This work addresses the poor generalization of monocular vision–based drone navigation in unstructured outdoor environments, primarily caused by illumination discrepancies between simulation and reality. To bridge this gap, the authors construct a high-fidelity simulation environment grounded in real-world data and propose a relightable 3D Gaussian splatting method that decouples geometry from lighting, enabling physically plausible illumination editing. Integrated with end-to-end reinforcement learning, the framework directly maps monocular RGB images to continuous control commands. The resulting system supports zero-shot transfer, allowing a lightweight quadrotor to achieve robust, collision-free navigation in real forest environments at speeds up to 10 m/s without any fine-tuning, significantly enhancing adaptability to dynamic lighting variations.
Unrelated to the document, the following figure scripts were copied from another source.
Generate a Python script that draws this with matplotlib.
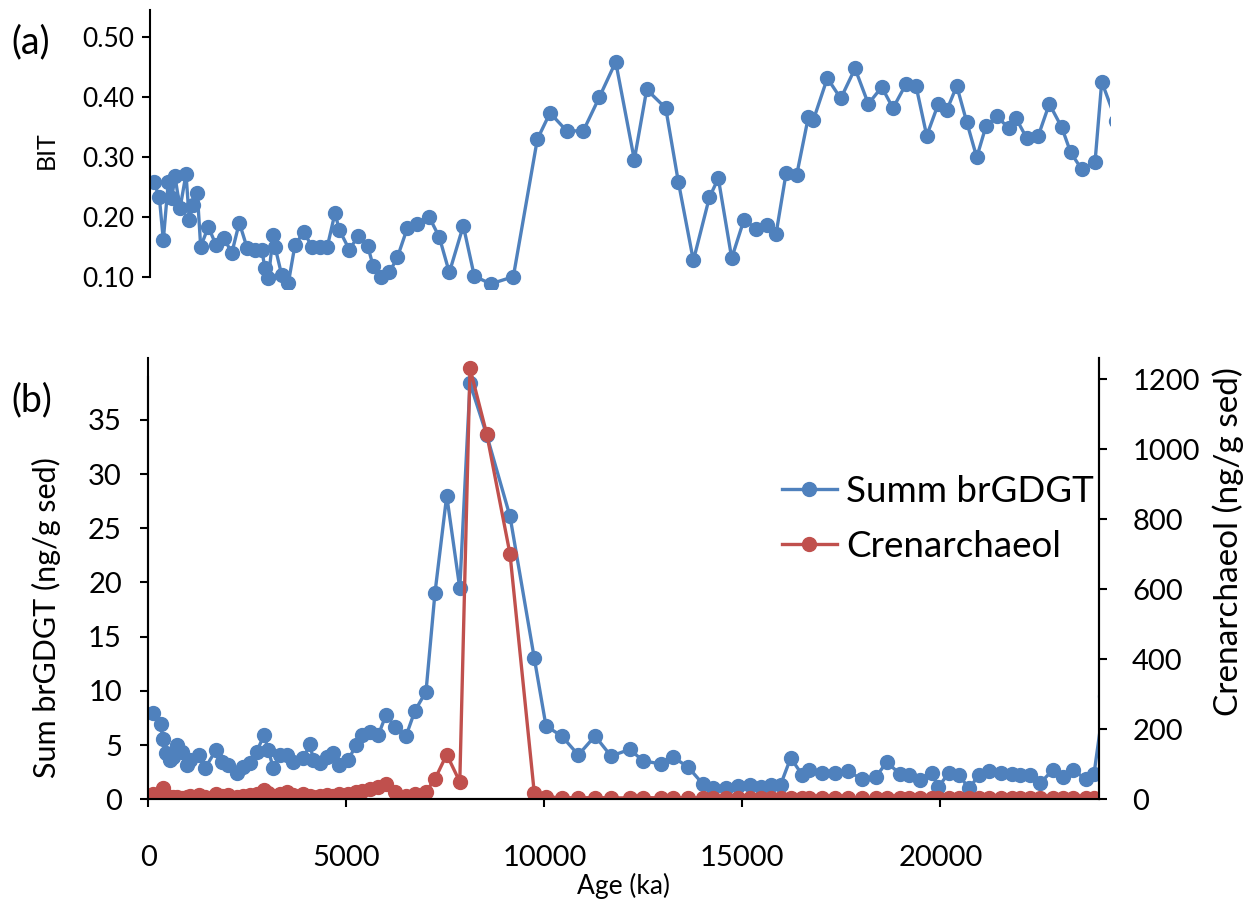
import matplotlib
matplotlib.use('Agg')
import matplotlib.pyplot as plt

plt.rcParams.update({
    'font.family': ['Lato', 'DejaVu Sans'],
    'axes.linewidth': 1.5,
    'xtick.major.width': 1.5,
    'ytick.major.width': 1.5,
    'xtick.major.size': 6,
    'ytick.major.size': 6,
})

BLUE = '#4F81BD'
RED = '#C0504D'

# (a) BIT
bit_age = [101, 235, 336, 462, 548, 631, 758, 909, 992, 1093, 1194, 1280, 1472, 1667,
           1876, 2063, 2255, 2457, 2651, 2820, 2904, 2987, 3113, 3156, 3325, 3492, 3661,
           3889, 4083, 4293, 4477, 4671, 4780, 5033, 5260, 5497, 5639, 5826, 6043, 6245,
           6497, 6750, 7053, 7305, 7558, 7911, 8189, 8603, 9174, 9780, 10100, 10522,
           10941, 11345, 11759, 12229, 12542, 13022, 13341, 13720, 14124, 14350, 14688,
           14999, 15302, 15572, 15807, 16060, 16330, 16623, 16749, 17103, 17441, 17802,
           18138, 18476, 18761, 19089, 19342, 19612, 19905, 20117, 20370, 20622, 20875,
           21109, 21380, 21698, 21867, 22137, 22430, 22708, 23021, 23248, 23526, 23862,
           24031, 24400]
bit = [0.258, 0.234, 0.162, 0.259, 0.232, 0.268, 0.215, 0.272, 0.196, 0.221, 0.241,
       0.151, 0.184, 0.154, 0.165, 0.140, 0.191, 0.148, 0.146, 0.146, 0.115, 0.098,
       0.171, 0.151, 0.104, 0.090, 0.154, 0.176, 0.151, 0.151, 0.151, 0.207, 0.179,
       0.146, 0.169, 0.152, 0.118, 0.100, 0.108, 0.133, 0.182, 0.189, 0.200, 0.167,
       0.108, 0.186, 0.102, 0.089, 0.101, 0.330, 0.374, 0.344, 0.344, 0.400, 0.459,
       0.296, 0.413, 0.382, 0.259, 0.128, 0.233, 0.265, 0.132, 0.196, 0.181, 0.187,
       0.172, 0.273, 0.271, 0.367, 0.362, 0.432, 0.398, 0.448, 0.389, 0.417, 0.382,
       0.422, 0.419, 0.336, 0.389, 0.378, 0.419, 0.359, 0.300, 0.352, 0.368, 0.348,
       0.365, 0.332, 0.336, 0.389, 0.350, 0.308, 0.280, 0.292, 0.426, 0.360]

# (b) concentrations
age = [126, 313, 364, 447, 548, 631, 717, 843, 970, 1053, 1288, 1432, 1709, 1853, 2020,
       2232, 2399, 2568, 2737, 2922, 3030, 3156, 3325, 3495, 3661, 3914, 4083, 4166,
       4335, 4505, 4656, 4823, 5050, 5244, 5388, 5598, 5808, 6002, 6229, 6507, 6734,
       7012, 7239, 7535, 7865, 8123, 8545, 9133, 9747, 10042, 10438, 10858, 11280,
       11683, 12163, 12484, 12938, 13241, 13635, 14006, 14266, 14587, 14890, 15193,
       15470, 15723, 15963, 16221, 16506, 16678, 17003, 17327, 17675, 18013, 18362,
       18645, 18968, 19208, 19475, 19781, 19940, 20218, 20470, 20723, 20975, 21228,
       21531, 21796, 22018, 22263, 22523, 22836, 23089, 23356, 23672, 23879, 24150]
brgdgt = [7.93, 6.95, 5.53, 4.24, 3.63, 3.93, 5.0, 4.39, 3.16, 3.63, 4.09, 2.86, 4.55,
          3.47, 3.16, 2.40, 3.01, 3.32, 4.39, 5.93, 4.55, 2.86, 4.09, 4.09, 3.47, 3.78,
          5.10, 3.63, 3.32, 3.93, 4.24, 3.16, 3.63, 5.0, 5.93, 6.24, 5.93, 7.78, 6.70,
          5.84, 8.18, 9.93, 19.06, 28.0, 19.46, 38.38, 33.6, 26.1, 13.0, 6.76, 5.84,
          4.09, 5.84, 3.99, 4.61, 3.56, 3.26, 3.93, 2.95, 1.40, 1.08, 1.01, 1.20, 1.30,
          1.16, 1.32, 1.32, 3.82, 2.28, 2.67, 2.45, 2.40, 2.60, 1.85, 2.03, 3.42, 2.38,
          2.20, 1.78, 2.45, 1.10, 2.45, 2.24, 1.00, 2.24, 2.64, 2.45, 2.33, 2.24, 2.24,
          1.50, 2.70, 2.09, 2.70, 1.85, 2.33, 9.5]
cren = [14, 8, 31, 10, 8, 6, 8, 5, 6, 10, 12, 6, 14, 10, 12, 6, 10, 12, 14, 26, 18, 10,
        14, 20, 12, 14, 10, 8, 10, 12, 10, 14, 16, 20, 25, 30, 36, 44, 22, 10, 16, 22, 58,
        128, 50, 1231, 1044, 701, 17, 6, 5, 4, 5, 4, 4, 5, 4, 5, 4, 4, 5, 4, 4, 5, 4, 4,
        5, 4, 4, 5, 4, 4, 5, 4, 4, 5, 4, 4, 5, 4, 4, 5, 4, 4, 5, 4, 4, 5, 4, 4, 5, 4, 4,
        5, 4, 4, 4]

x_ticks = [0, 5000, 10000, 15000, 20000]
bit_ticks = [0.10, 0.20, 0.30, 0.40, 0.50]
left_ticks = [0, 5, 10, 15, 20, 25, 30, 35]
right_ticks = [0, 200, 400, 600, 800, 1000, 1200]

W, H = 1251, 909
fig = plt.figure(figsize=(W / 100, H / 100), dpi=100)

line_kw = dict(marker='o', markersize=10, linewidth=2.4, clip_on=True)

# ---- panel (a)
ax_a = fig.add_axes([150 / W, 1 - 289.3 / H, 960 / W, 279 / H])
ax_a.plot(bit_age, bit, color=BLUE, **line_kw)
ax_a.set_xlim(0, 24240)
ax_a.set_ylim(0.08, 0.545)
for s in ('top', 'right', 'bottom'):
    ax_a.spines[s].set_visible(False)
ax_a.spines['left'].set_bounds(0.10, 0.545)
ax_a.set_xticks([])
ax_a.set_yticks(bit_ticks)
ax_a.set_yticklabels([f'{t:.2f}' for t in bit_ticks], fontsize=19)
ax_a.tick_params(axis='y', pad=5)
ax_a.set_ylabel('BIT', fontsize=18, labelpad=18)

# ---- panel (b)
ax_b = fig.add_axes([148.3 / W, 1 - 799.3 / H, 950.5 / W, 441.3 / H])
ax_r = ax_b.twinx()
ax_b.plot(age, brgdgt, color=BLUE, label='Summ brGDGT', **line_kw)
ax_r.plot(age, cren, color=RED, label='Crenarchaeol', **line_kw)
ax_b.set_xlim(0, 24000)
ax_b.set_ylim(0, 40.71)
ax_r.set_ylim(0, 1261)
ax_b.spines['top'].set_visible(False)
ax_r.spines['top'].set_visible(False)
ax_b.spines['left'].set_bounds(0, 39)
ax_b.set_xticks(x_ticks)
ax_b.set_xticklabels([str(t) for t in x_ticks], fontsize=21)
ax_b.tick_params(axis='x', pad=27)
ax_b.set_yticks(left_ticks)
ax_b.set_yticklabels([str(t) for t in left_ticks], fontsize=21)
ax_b.tick_params(axis='y', pad=13)
ax_r.set_yticks(right_ticks)
ax_r.set_yticklabels([str(t) for t in right_ticks], fontsize=21)
ax_r.tick_params(axis='y', pad=18)
ax_b.set_xlabel('Age (ka)', fontsize=19, labelpad=1)
ax_b.set_ylabel('Sum brGDGT (ng/g sed)', fontsize=22)
ax_r.set_ylabel('Crenarchaeol (ng/g sed)', fontsize=24)
ax_b.yaxis.set_label_coords((61 - 148.3) / 950.5, (799.3 - 618) / 441.3)
ax_r.yaxis.set_label_coords((1212 - 148.3) / 950.5, (799.3 - 542) / 441.3)

h1, l1 = ax_b.get_legend_handles_labels()
h2, l2 = ax_r.get_legend_handles_labels()
ax_r.legend(h1 + h2, l1 + l2, loc='upper left', bbox_to_anchor=(767 / W, 1 - 460 / H),
            bbox_transform=fig.transFigure, frameon=False, fontsize=26.5,
            handlelength=1.5, handletextpad=0.25, labelspacing=0.6, borderaxespad=0)

fig.text(11 / W, 1 - 42 / H, '(a)', fontsize=27, va='center')
fig.text(11 / W, 1 - 400 / H, '(b)', fontsize=27, va='center')

fig.savefig('out.png', dpi=100)
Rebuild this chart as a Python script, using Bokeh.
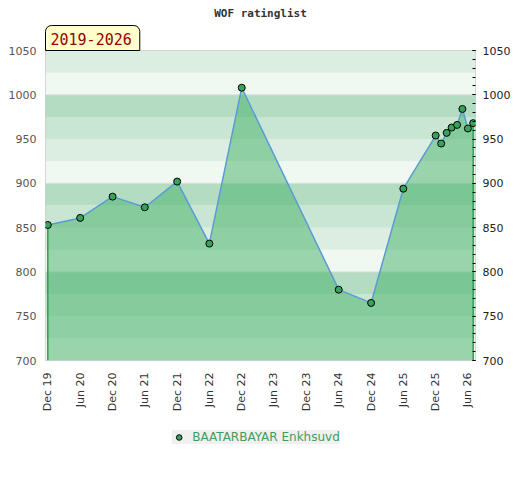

UAV navigation in unstructured outdoor environments using passive monocular vision is hindered by the substantial visual domain gap between simulation and reality. While 3D Gaussian Splatting enables photorealistic scene reconstruction from real-world data, existing methods inherently couple static lighting with geometry, severely limiting policy generalization to dynamic real-world illumination. In this paper, we propose a novel end-to-end reinforcement learning framework designed for effective zero-shot transfer to unstructured outdoors. Within a high-fidelity simulation grounded in real-world data, our policy is trained to map raw monocular RGB observations directly to continuous control commands. To overcome photometric limitations, we introduce Relightable 3D Gaussian Splatting, which decomposes scene components to enable explicit, physically grounded editing of environmental lighting within the neural representation. By augmenting training with diverse synthesized lighting conditions ranging from strong directional sunlight to diffuse overcast skies, we compel the policy to learn robust, illumination-invariant visual features. Extensive real-world experiments demonstrate that a lightweight quadrotor achieves robust, collision-free navigation in complex forest environments at speeds up to 10 m/s, exhibiting significant resilience to drastic lighting variations without fine-tuning.